Deepak is an exception. His belly is the size of a large couch pillow and he carries it with pride. He struts about the office (or does he swagger?), his chest erect, swinging his belly from side to side. Confidence and authority ooze.

Despite my natural aversion to people with swaggers, I really like Deepak. He impressed me from the first staff meeting I attended.

“Shall I take notes?” he said before we began. Christina laughed, “Oh boy, Deepak’s back. Now we’ll get back in line.” (He had been away for a month helping his family move to Canada. He will join them in three months.)

After every discussion he asked, “so what will the action point be on this? I’d like to assign someone to take the lead on that or else it will never happen.” He was right.

Five minutes after the meeting he sent out draft minutes. They were well written and next to each point he'd written who would follow up and by when. In his email, he welcomed feedback on the minutes and said he’d finalize them and re-send them out by days end tomorrow.

Efficient. Action-oriented. Well organized.

He’s also surprisingly nice. (Again, with his swagger and belly and official-sounding title, I’d expected his demeanor to be more severe, distant.) When I asked him if we could talk about the report writing training, he said, “why don’t we talk about it over lunch sometime – that would be fun, no?” When lunch didn’t work out today because he had to return home to pay his plumber, we agreed on dinner.

Getting sleepy so will cut this short. We went to Thamel and ate at a (ready for this?) Indian/Mexican/Continental/Nepali food restaurant. We got dumplings for appetizers and he popped them like M&Ms.

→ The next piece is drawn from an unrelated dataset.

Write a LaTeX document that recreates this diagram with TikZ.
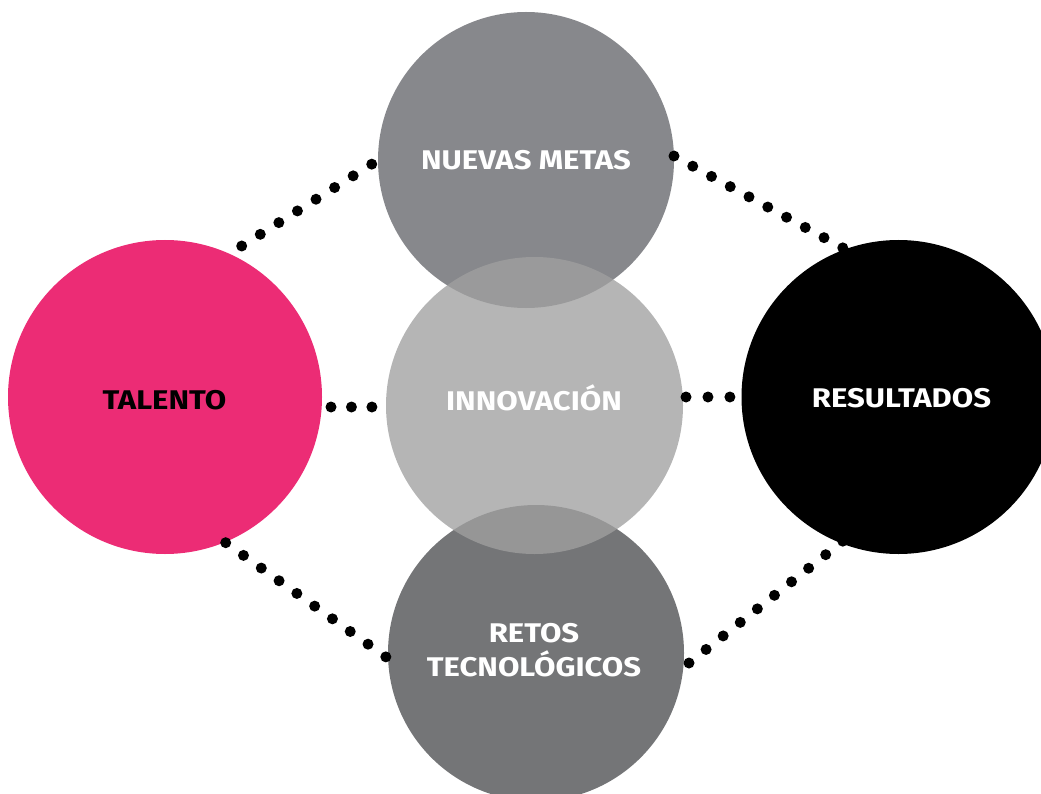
\documentclass[tikz,border=0pt]{standalone}
\usepackage{fontspec}
\setmainfont{Fira Sans}
\newfontfamily\labfont[FakeStretch=1.15]{Fira Sans}
\definecolor{pinkc}{HTML}{EC2C75}
\definecolor{metasc}{HTML}{87888C}
\definecolor{retosc}{HTML}{747577}
\definecolor{innovc}{HTML}{A0A0A0}
\begin{document}
\begin{tikzpicture}[x=1pt,y=-1pt,
  bubble/.style={circle,inner sep=0pt},
  lab/.style={inner sep=0pt,align=center,text height=18.6pt,text depth=0pt,font=\labfont\fontsize{27}{34}\selectfont\bfseries,text=white},
  dotline/.style={line width=11pt,line cap=round,dash pattern=on 0pt off #1}]
\clip (0,0) rectangle (1041,794);
\path[use as bounding box] (0,0) rectangle (1041,794);
\node[bubble,fill=pinkc,minimum size=314pt] (talento) at (165,397) {};
\node[bubble,fill=black,minimum size=314pt] (resultados) at (898.5,397) {};
\node[bubble,fill=metasc,minimum size=296pt] (metas) at (526,160) {};
\node[bubble,fill=retosc,minimum size=296pt] (retos) at (536,653) {};
\node[bubble,fill=innovc,fill opacity=0.775,minimum size=297pt] (innov) at (534.5,405.5) {};
\node[lab,text=black] (talento-t) at (164.5,400) {TALENTO};
\node[lab] (resultados-t) at (901.5,398) {RESULTADOS};
\node[lab] (metas-t) at (526,160) {NUEVAS METAS};
\node[lab] (innov-t) at (534,401) {INNOVACIÓN};
\node[lab] (retos-t) at (534,667) {RETOS\\TECNOLÓGICOS};
\coordinate (tm1) at (241.7,246);
\coordinate (tm2) at (372,164);
\coordinate (mr1) at (674,156);
\coordinate (mr2) at (843,248);
\coordinate (tr1) at (225.7,542.7);
\coordinate (tr2) at (386,657);
\coordinate (rr1) at (689,663);
\coordinate (rr2) at (843,541);
\coordinate (ti1) at (331,407);
\coordinate (ti2) at (372,407);
\coordinate (ir1) at (686,397);
\coordinate (ir2) at (730,397);
\draw[dotline=21.95pt] (tm1) -- (tm2);
\draw[dotline=21.35pt] (mr1) -- (mr2);
\draw[dotline=21.85pt] (tr1) -- (tr2);
\draw[dotline=21.8pt] (rr1) -- (rr2);
\draw[dotline=20.45pt] (ti1) -- (ti2);
\draw[dotline=21.95pt] (ir1) -- (ir2);
\end{tikzpicture}
\end{document}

I learned a lot from him. We talked about the report writing training, but also about the other places he’s lived and worked (Laos and Zambia mainly), about his feelings on the school systems in Canada versus US (his children will be starting school in Canada in September), his analysis of the IRC’s big problems in Nepal (a topic for another time) and his analysis of Nepal's political situation (he's an optimist).... I’m fading so fast now I’m about to drop. To bed!